I was interested in particular, in relation to this, in the focus on uses of new technologies, which I mentioned briefly in Chapter Two, but which emerged more clearly in Chapter Four, Part Two. One way to consider a potential shift to reader’s re-appropriation of celebrity image would be to focus on the potential for user-generated content offered by internet platforms such as Blogs. As I mentioned in Chapter Two, there are examples online of appropriations of celebrity image, outside of the prescribed critical space offered by articles such as The Hoop of Horror (analysed in Chapter Four, Part One). ‘Femily’s’ posts on ‘Feminists to the Rescue’ for example, uses available media of female celebrities, but re-organises this media into a structured collection with a specifically feminist agenda. This also however, requires critical engagement, what does she mean for example by feminism? And could this actually be any different from the critical spaces available in, say, Heat magazine, codified differently.
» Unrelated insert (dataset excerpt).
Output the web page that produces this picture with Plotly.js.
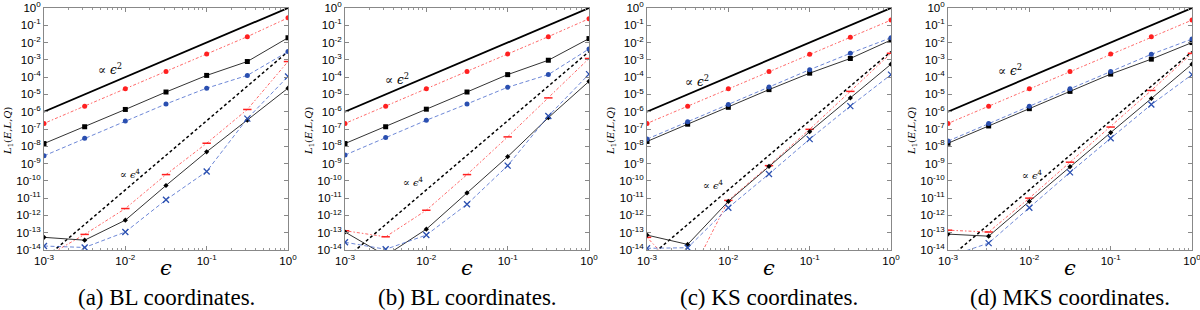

Highlighting a stage-managed speech by a Hollywood star seems to offer little other than the publicity of Heat magazine with a veneer of moralizing. One thing such work does highlight however is the potential of using mainstream media as a starting point for the reorganization of images, and so a reorganization of codes of gender. It is Gauntlett who proposes magazines as “resources which individuals use to think through their sense of self and modes of expression” (Gauntlett 2008: 256, italics in original). This can of course be considered in relation to the performances of reading strategies, as gender roles are playfully negotiated in relation to the represented norms. I would argue however that this is not enough, my research suggests that such playfulness is easily contained as irony, subsumed under the same ideological formations, or organizations of desire, that it sets out to ‘play’ with. There are no easy answers but what is required are, using the resources of available media, in order to develop strategies of more radical and experimental performance, and establish an ethics of performative resistance irreducible to the dominant current of celebrity culture. How these could play out requires further research and analysis.